Sergey Vladimirovich Sokolovsky (Сергей Владимирович Соколовский; born 19 January 1969 in Krasnoyarsk-45, Krasnoyarsk Krai, Soviet Union) is a former Soviet swimmer specializing in the breaststroke. He is a silver medalist of the 1987 European Aquatics Championships, a multiple-time champion and medalist of the USSR championships, and a USSR record holder. Member of the USSR national team from 1985 to 1990. Master of Sport of the USSR, International Class (1987).

== Biography ==
Sokolovsky began swimming in 1977 at the youth sports school in Krasnoyarsk under the guidance of coach Vladimir Avdeev.
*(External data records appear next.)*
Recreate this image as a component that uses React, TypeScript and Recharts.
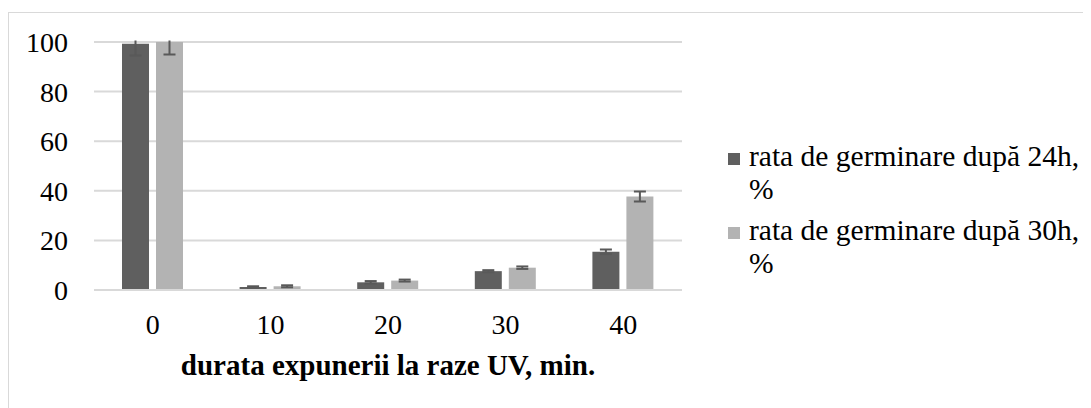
import React from 'react';
import { BarChart, Bar, XAxis, YAxis, CartesianGrid, ErrorBar, Legend } from 'recharts';

const categories = ['0', '10', '20', '30', '40'];
const rate24 = [99.3, 1.2, 3.1, 7.6, 15.4];
const rate30 = [100, 1.5, 3.8, 9.0, 37.7];
const err24 = [4.7, 0.3, 0.5, 0.4, 0.9];
const err30 = [5, 0.4, 0.4, 0.5, 2.0];
const yTicks = [0, 20, 40, 60, 80, 100];

const name24 = 'rata de germinare după 24h, %';
const name30 = 'rata de germinare după 30h, %';

const rows = categories.map((c, i) => ({
  cat: c,
  r24: rate24[i],
  r30: rate30[i],
  e24: err24[i],
  e30: err30[i],
}));

const serif = "'Liberation Serif', 'Times New Roman', serif";
const tickStyle = { fill: '#000', fontSize: 28, fontFamily: serif };

// chart box + margins, also used for the clip of the error bars (excel cuts them at the plot edge)
const W = 1082;
const H = 395;
const M = { top: 29, right: 409, left: 25, bottom: 28 };
const yAxisW = 60;
const plotX = M.left + yAxisW;
const plotW = W - M.right - plotX;

// legend like the excel one: square + wrapped label
const LegendBox = (props: any) => {
  const items = props.payload || [];
  return (
    <div style={{ fontFamily: serif, fontSize: 29.5, lineHeight: '33px', color: '#000' }}>
      {items.map((it: any, i: number) => (
        <div key={i} style={{ display: 'flex', marginBottom: 8 }}>
          <div style={{ width: 12, height: 12, background: it.color, marginTop: 13, marginRight: 9, flexShrink: 0 }} />
          <div style={{ width: 335 }}>{it.value}</div>
        </div>
      ))}
    </div>
  );
};

export default function App() {
  return (
    <div style={{ marginTop: 4, width: 1083, height: 396, borderTop: '1px solid #d9d9d9', borderLeft: '1px solid #d9d9d9', boxSizing: 'border-box' }}>
      <style>{'.recharts-errorBar { clip-path: url(#plotClip); }'}</style>
      <BarChart
        width={W}
        height={H}
        data={rows}
        barSize={27}
        barGap={7}
        margin={M}
      >
        <defs>
          <clipPath id="plotClip">
            <rect x={plotX} y={M.top - 1.5} width={plotW} height={H} />
          </clipPath>
        </defs>
        <CartesianGrid vertical={false} stroke="#d9d9d9" strokeWidth={2} />
        <XAxis
          dataKey="cat"
          tickLine={false}
          axisLine={{ stroke: '#d9d9d9', strokeWidth: 2 }}
          tick={tickStyle}
          tickMargin={18}
          height={90}
          label={{ value: 'durata expunerii la raze UV, min.', position: 'insideBottom', offset: 5, style: { fill: '#000', fontSize: 29, fontWeight: 'bold', fontFamily: serif } }}
        />
        <YAxis
          domain={[0, 100]}
          ticks={yTicks}
          allowDataOverflow
          axisLine={false}
          tickLine={false}
          tick={tickStyle}
          tickMargin={20}
          width={yAxisW}
        />
        <Legend
          layout="vertical"
          align="center"
          verticalAlign="middle"
          wrapperStyle={{ left: 719, top: 127, width: 370 }}
          content={<LegendBox />}
        />
        <Bar dataKey="r24" name={name24} fill="#5f5f5f" isAnimationActive={false}>
          <ErrorBar dataKey="e24" width={6} stroke="#595959" strokeWidth={2} />
        </Bar>
        <Bar dataKey="r30" name={name30} fill="#b3b3b3" isAnimationActive={false}>
          <ErrorBar dataKey="e30" width={6} stroke="#595959" strokeWidth={2} />
        </Bar>
      </BarChart>
    </div>
  );
}
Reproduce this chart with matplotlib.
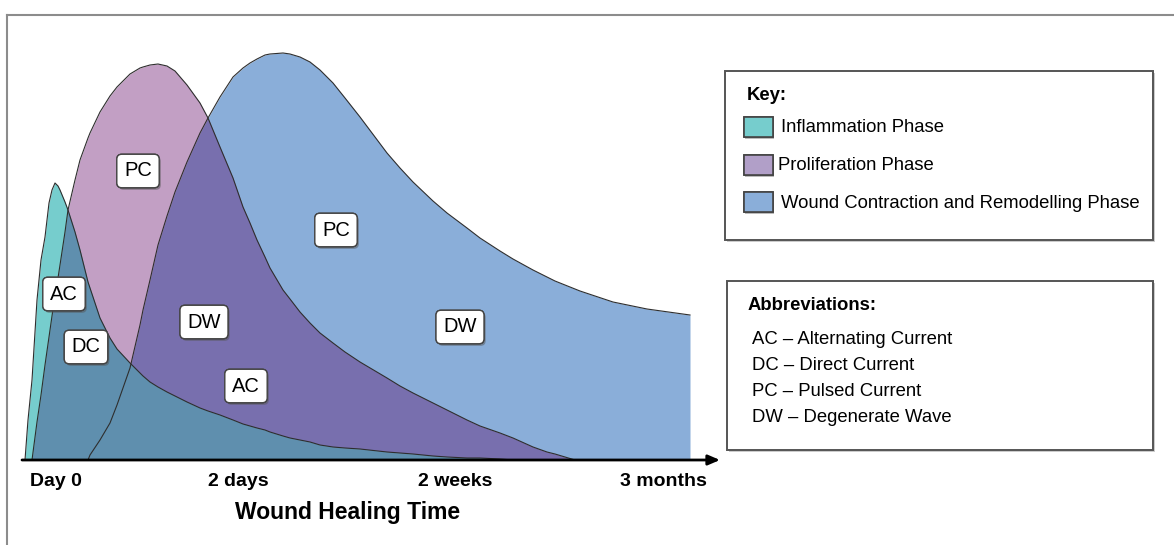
import matplotlib
matplotlib.use("Agg")
import matplotlib.pyplot as plt
import numpy as np
from matplotlib.patches import Rectangle
from matplotlib.lines import Line2D
import matplotlib.patheffects as pe

plt.rcParams['font.family'] = ['Liberation Sans', 'DejaVu Sans']

# ---- data (x: position along time axis, y: phase intensity) ----
x_pos = [3, 6, 10, 15, 19, 23, 27, 30, 33, 36,
         38, 43, 46, 53, 58, 66, 68, 78, 88, 95,
         108, 118, 121, 128, 136, 145, 153, 165, 178, 186,
         198, 211, 221, 228, 235, 243, 248, 261, 268, 278,
         288, 298, 311, 323, 338, 365, 378, 391, 411, 425,
         445, 458, 478, 491, 511, 525, 533, 553, 558, 591,
         625, 668]

inflammation = [0, 40, 80, 160, 200, 223, 257, 270, 277, 274,
                270, 258, 250, 228, 210, 178, 172, 142, 122, 111,
                97, 87, 84, 78, 73, 68, 64, 58, 52, 49,
                45, 40, 36, 34, 32, 30, 28, 24, 22, 20,
                18, 15, 13, 12, 11, 8, 7, 6, 4, 3,
                2, 2, 1, 0, 0, 0, 0, 0, 0, 0,
                0, 0]

proliferation = [0, 0, 0, 38, 65, 95, 123, 144, 165, 182,
                 195, 228, 250, 280, 300, 322, 327, 348, 364, 373,
                 386, 392, 393, 395, 396, 394, 389, 375, 357, 342,
                 313, 282, 253, 237, 220, 203, 192, 170, 161, 148,
                 137, 127, 117, 108, 98, 82, 74, 67, 57, 50,
                 40, 34, 27, 22, 13, 8, 6, 0, 0, 0,
                 0, 0]

remodelling = [0, 0, 0, 0, 0, 0, 0, 0, 0, 0,
               0, 0, 0, 0, 0, 0, 5, 20, 37, 55,
               92, 135, 150, 180, 215, 244, 268, 298, 327, 342,
               363, 383, 392, 397, 401, 405, 406, 407, 406, 403,
               398, 390, 377, 362, 343, 307, 292, 278, 259, 247,
               232, 222, 209, 201, 190, 183, 179, 171, 169, 158,
               151, 145]

tick_pos = [34, 216, 433, 641]
tick_labels = ["Day 0", "2 days", "2 weeks", "3 months"]

# label boxes on the chart
box_labels = ["PC", "AC", "DC", "DW", "AC", "PC", "DW"]
box_x = [116, 42, 64, 182, 224, 314, 438]
box_y = [289, 166, 113, 138, 74, 230, 133]

key_labels = ["Inflammation Phase", "Proliferation Phase",
              "Wound Contraction and Remodelling Phase"]
abbrev_lines = ["AC \u2013 Alternating Current", "DC \u2013 Direct Current",
                "PC \u2013 Pulsed Current", "DW \u2013 Degenerate Wave"]

# ---- colours ----
c_teal = '#76cdcd'
c_pink = '#c29fc4'
c_blue = '#8aaed9'
c_purple = '#786fae'
c_steel = '#5f8fae'
c_edge = '#2e2e2e'

W, H = 1174, 545
fig = plt.figure(figsize=(W / 100, H / 100), dpi=100)
fig.patch.set_facecolor('white')

def fx(px):
    return px / W

def fy(py):
    return 1 - py / H

ax = fig.add_axes([fx(22), fy(460), fx(720) - fx(22), fy(15) - fy(460)])
ax.set_xlim(0, 698)
ax.set_ylim(0, 445)
ax.axis('off')

x = np.array(x_pos, dtype=float)
infl = np.array(inflammation, dtype=float)
prol = np.array(proliferation, dtype=float)
remo = np.array(remodelling, dtype=float)

ax.fill_between(x, 0, remo, color=c_blue, lw=0)
ax.fill_between(x, 0, prol, color=c_pink, lw=0)
ax.fill_between(x, 0, np.minimum(prol, remo), color=c_purple, lw=0)
ax.fill_between(x, 0, infl, color=c_teal, lw=0)
ax.fill_between(x, 0, np.minimum(infl, np.maximum(prol, remo)), color=c_steel, lw=0)

for yy in (remo, prol, infl):
    ax.plot(x, yy, color=c_edge, lw=0.8, solid_joinstyle='round')

# x axis arrow
ax.annotate('', xy=(698, 0), xytext=(0, 0),
            arrowprops=dict(arrowstyle='-|>,head_length=0.7,head_width=0.3',
                            lw=2, color='black', shrinkA=0, shrinkB=0),
            annotation_clip=False)

for t, lab in zip(tick_pos, tick_labels):
    ax.text(t, -21, lab, ha='center', va='center', fontsize=14,
            fontweight='bold', clip_on=False)
ax.text(326, -52, "Wound Healing Time", ha='center', va='center',
        fontsize=16.5, fontweight='bold', clip_on=False)

for lab, bx, by in zip(box_labels, box_x, box_y):
    t = ax.text(bx, by, lab, ha='center', va='center', fontsize=14.5,
                bbox=dict(boxstyle='round,pad=0.36,rounding_size=0.25',
                          fc='white', ec='#444444', lw=1.0))
    t.get_bbox_patch().set_path_effects([
        pe.withSimplePatchShadow(offset=(1.2, -1.5), shadow_rgbFace='#555555', alpha=0.5),
        pe.Normal()])

# figure border
fig.add_artist(Line2D([fx(7), 1.0], [fy(15), fy(15)], transform=fig.transFigure,
                      color='#8c8c8c', lw=1.5))
fig.add_artist(Line2D([fx(7), fx(7)], [fy(15), 0.0], transform=fig.transFigure,
                      color='#8c8c8c', lw=1.5))

def panel(x0, y0, x1, y1):
    shadow = Rectangle((fx(x0) + fx(2), fy(y1) - 2 / H), fx(x1 - x0), fy(y0) - fy(y1),
                       transform=fig.transFigure, fc='#cccccc', ec='none')
    fig.add_artist(shadow)
    r = Rectangle((fx(x0), fy(y1)), fx(x1 - x0), fy(y0) - fy(y1),
                  transform=fig.transFigure, fc='white', ec='#555555', lw=1.4)
    fig.add_artist(r)

# Key panel
panel(725, 71, 1153, 240)
fig.text(fx(747), fy(96), "Key:", fontsize=13.3, fontweight='bold', va='center', ha='left')
sw_colors = [c_teal, '#b19fc8', c_blue]
sw_y = [127, 165, 202]
txt_x = [781, 778, 781]
for lab, col, yy, tx in zip(key_labels, sw_colors, sw_y, txt_x):
    s = Rectangle((fx(744), fy(yy + 10)), fx(29), 20 / H, transform=fig.transFigure,
                  fc=col, ec='#444444', lw=1.2)
    s.set_path_effects([pe.withSimplePatchShadow(offset=(1, -1.5), shadow_rgbFace='#555555', alpha=0.4),
                        pe.Normal()])
    fig.add_artist(s)
    fig.text(fx(tx), fy(yy + 1), lab, fontsize=13.3, va='center', ha='left')

# Abbreviations panel
panel(727, 281, 1153, 450)
fig.text(fx(748), fy(306), "Abbreviations:", fontsize=13.3, fontweight='bold', va='center', ha='left')
for i, line in enumerate(abbrev_lines):
    fig.text(fx(752), fy(340 + i * 25.7), line, fontsize=13.3, va='center', ha='left')

fig.savefig('out.png', dpi=100, facecolor='white')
In 1989, he graduated from the Siberian Academy of Physical Culture (formerly known as the Omsk Institute of Physical Culture).

== Career ==

| Result | Competition | Event |
|---|---|---|
| Silver | 1987 European Aquatics Championships | 200 m breaststroke |
| Gold | USSR Championships 1987 | 200 m breaststroke |
| Gold | USSR Short Course Championships 1987 | 200 m breaststroke |
| Gold | USSR Short Course Championships 1988 | 200 m breaststroke |

Three-time USSR champion and multiple-time medalist.

Champion and medalist of the Spartakiad of the Peoples of the USSR.

USSR record holder.

Winner of the USSR vs. GDR dual meet (1986, 200 m breaststroke – 2:18.75).